A compiler is a program that translates code in a source language into an output language. Usually this is the translation from source code into machine language that can be directly executed by a computer.
Typical compilers output so called objects, which basically contain machine code augmented by information about the name and location of entry points and external calls (to functions not contained in the object). A set of object files, which need not have all come from a single compiler, may then be linked together to create the final executable which can be run directly by a user.
Modern compilers share a common 'two stage' design. The first stage, the 'compiler frontend' translates the source language into an intermediate representation. The second stage, the 'compiler backend' works with the internal representation to produce code in the output language. While compiler design is believed to be a complex task, this approach allows to exchange either the frontend or backend to retarget the compilers source and output language respectivly. This way modern compilers are often portable and allow multiple dialects of a language to be compiled.
The compiler frontend consists of multiple phases itself, each informed by formal language theory:
- Scanning - breaking the source code text into small pieces, tokens - sometimes called 'terminals' - each representing a single piece of the language, for instance a keyword, identifier or symbol names.
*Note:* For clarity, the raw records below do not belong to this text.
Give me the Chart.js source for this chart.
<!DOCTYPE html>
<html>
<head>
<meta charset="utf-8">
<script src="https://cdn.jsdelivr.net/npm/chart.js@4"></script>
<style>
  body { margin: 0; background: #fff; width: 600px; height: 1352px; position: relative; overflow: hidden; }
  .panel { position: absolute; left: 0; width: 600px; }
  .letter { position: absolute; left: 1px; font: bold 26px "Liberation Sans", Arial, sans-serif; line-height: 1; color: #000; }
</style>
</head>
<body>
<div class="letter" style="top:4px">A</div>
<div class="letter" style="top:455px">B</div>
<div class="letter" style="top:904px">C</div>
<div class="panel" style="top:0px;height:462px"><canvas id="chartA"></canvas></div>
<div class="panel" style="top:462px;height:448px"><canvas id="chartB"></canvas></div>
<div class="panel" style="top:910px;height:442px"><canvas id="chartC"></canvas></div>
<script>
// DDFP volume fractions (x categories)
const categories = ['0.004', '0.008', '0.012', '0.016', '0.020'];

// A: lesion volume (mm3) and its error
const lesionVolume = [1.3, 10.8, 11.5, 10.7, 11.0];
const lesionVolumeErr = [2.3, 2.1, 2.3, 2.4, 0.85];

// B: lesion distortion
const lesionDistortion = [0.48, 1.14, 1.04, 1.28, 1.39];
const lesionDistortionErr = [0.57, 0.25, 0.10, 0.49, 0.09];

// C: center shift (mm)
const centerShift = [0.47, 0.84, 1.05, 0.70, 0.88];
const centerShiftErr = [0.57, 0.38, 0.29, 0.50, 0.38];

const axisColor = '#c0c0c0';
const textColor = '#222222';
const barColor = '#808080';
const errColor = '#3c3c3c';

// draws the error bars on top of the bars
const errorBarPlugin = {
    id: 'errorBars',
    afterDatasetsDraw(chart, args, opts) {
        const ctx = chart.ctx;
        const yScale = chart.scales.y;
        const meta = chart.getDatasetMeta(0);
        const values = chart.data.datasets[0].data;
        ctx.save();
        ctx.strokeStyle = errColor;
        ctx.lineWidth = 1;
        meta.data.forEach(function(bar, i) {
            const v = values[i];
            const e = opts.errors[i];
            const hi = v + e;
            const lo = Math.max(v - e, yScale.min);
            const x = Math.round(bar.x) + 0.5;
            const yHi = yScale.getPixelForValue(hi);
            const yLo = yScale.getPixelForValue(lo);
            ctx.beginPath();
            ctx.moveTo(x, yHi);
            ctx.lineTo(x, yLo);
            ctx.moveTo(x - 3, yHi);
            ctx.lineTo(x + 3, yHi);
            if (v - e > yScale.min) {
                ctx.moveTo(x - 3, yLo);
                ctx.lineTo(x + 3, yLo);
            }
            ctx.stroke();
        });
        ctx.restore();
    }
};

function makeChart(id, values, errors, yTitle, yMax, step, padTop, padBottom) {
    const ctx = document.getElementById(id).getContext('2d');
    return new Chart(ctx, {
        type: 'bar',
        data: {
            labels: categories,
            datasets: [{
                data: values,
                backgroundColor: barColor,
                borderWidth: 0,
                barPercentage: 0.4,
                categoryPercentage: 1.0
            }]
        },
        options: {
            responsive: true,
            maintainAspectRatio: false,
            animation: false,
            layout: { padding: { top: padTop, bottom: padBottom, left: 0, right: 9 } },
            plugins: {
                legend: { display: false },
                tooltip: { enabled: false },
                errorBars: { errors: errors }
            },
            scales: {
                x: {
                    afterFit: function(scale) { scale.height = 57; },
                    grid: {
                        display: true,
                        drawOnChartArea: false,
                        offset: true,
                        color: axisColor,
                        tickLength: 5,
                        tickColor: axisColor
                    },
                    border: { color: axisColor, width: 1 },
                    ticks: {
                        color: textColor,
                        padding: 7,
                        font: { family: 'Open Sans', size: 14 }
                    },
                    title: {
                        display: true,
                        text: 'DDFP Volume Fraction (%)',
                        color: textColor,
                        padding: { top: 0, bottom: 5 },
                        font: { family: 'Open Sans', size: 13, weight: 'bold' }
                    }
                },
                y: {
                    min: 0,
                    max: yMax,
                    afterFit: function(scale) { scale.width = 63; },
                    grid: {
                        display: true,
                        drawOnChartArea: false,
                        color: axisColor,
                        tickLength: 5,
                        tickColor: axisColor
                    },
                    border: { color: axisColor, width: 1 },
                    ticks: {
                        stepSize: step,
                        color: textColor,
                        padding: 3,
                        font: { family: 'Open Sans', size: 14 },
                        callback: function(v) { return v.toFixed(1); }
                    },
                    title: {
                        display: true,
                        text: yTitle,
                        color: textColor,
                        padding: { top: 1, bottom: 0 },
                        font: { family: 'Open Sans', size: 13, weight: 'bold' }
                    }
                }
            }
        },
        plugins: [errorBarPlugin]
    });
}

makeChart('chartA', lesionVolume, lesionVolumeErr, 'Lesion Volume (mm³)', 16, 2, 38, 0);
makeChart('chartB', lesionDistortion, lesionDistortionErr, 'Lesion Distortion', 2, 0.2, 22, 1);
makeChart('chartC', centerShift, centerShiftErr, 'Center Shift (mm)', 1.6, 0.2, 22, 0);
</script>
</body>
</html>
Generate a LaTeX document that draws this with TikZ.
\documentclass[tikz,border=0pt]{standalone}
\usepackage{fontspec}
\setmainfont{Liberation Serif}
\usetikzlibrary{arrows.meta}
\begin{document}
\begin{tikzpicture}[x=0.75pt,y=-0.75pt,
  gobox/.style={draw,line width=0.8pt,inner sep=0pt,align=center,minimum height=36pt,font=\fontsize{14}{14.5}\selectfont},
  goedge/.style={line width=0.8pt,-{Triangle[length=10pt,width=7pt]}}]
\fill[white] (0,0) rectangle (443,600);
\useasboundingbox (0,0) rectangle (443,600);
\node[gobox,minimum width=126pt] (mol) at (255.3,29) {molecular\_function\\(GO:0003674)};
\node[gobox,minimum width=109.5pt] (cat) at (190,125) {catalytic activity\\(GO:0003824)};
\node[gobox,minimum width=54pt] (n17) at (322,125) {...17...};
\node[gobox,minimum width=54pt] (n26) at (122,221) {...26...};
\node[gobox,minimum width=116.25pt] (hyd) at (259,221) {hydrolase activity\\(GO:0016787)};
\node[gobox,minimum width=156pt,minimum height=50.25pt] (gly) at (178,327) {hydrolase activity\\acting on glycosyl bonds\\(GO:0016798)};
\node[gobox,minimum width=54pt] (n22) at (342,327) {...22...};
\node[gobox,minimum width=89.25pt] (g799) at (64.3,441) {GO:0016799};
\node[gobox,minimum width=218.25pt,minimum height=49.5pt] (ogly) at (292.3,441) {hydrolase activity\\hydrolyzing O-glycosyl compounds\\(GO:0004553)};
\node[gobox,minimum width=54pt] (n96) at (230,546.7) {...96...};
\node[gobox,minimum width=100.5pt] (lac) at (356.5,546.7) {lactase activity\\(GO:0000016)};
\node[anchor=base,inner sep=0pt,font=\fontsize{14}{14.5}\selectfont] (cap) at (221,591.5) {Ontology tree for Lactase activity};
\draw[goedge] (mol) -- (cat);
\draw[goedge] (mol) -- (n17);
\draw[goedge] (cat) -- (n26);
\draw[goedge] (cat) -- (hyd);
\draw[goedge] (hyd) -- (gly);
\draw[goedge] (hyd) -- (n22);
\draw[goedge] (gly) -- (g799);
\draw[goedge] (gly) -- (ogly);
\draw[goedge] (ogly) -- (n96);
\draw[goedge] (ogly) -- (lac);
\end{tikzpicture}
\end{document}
The token language is typically a regular language, so a finite state automaton constructed from a regular expression can be used to recognize it.
- Parsing - Identifying syntactic structures - so called 'non-terminals' - constructed from one or more tokens and non-terminals, representing complicated language elements, for instance assignments, conditions and loops. This is typically done with a parser for a context-free grammar, often an LL parser or LR parser from a parser generator. (Most programming languages are only almost context-free, so there's often some extra logic hacked in.)
- Intermediate language generation - an equivalent to the original program is created in a special purpose intermediate language
While there are applications where only the compiler frontend is necessary, such as static language verification tools, a real compiler hands the intermediate representation generated by the frontend to the backend, which produces a functional equivalent program in the output language. This is done in multiple steps:
- Optimization - the intermediate language representation is transformed into functionaly equivalent but faster (or smaller) forms.
- Code generation - the transformed intermediate language is translated into the output language, usually the native machine language of the system. This involves resource and storage decisions, such as deciding which variables to fit into registers and memory and the selection and scheduling of appropriate machine instructions.
Compiled vs. Interpreted languages
Many people divide higher level programming languages into two categories: compiled languages and interpreted languages. However, in fact most of these languages can be implemented either through compilation or interpretation, the categorisation merely reflecting which method is most commonly used to implement that language. (Some interpreted languages, however, cannot easily be implemented through compilation, especially those which allow self-modifying programs.)
The so called 'Dragon Book', ISBN: 0201100886 from 1985 is considered to be the standard authority on compiler basics and makes a good primer for the techniques mentioned above.
In the recent decade a large number of free compilers and compiler development tools were developed for all kinds of languages. Some of them are considered to be of very high quality and their free source code make a nice read for everyone interested in modern compiler concepts.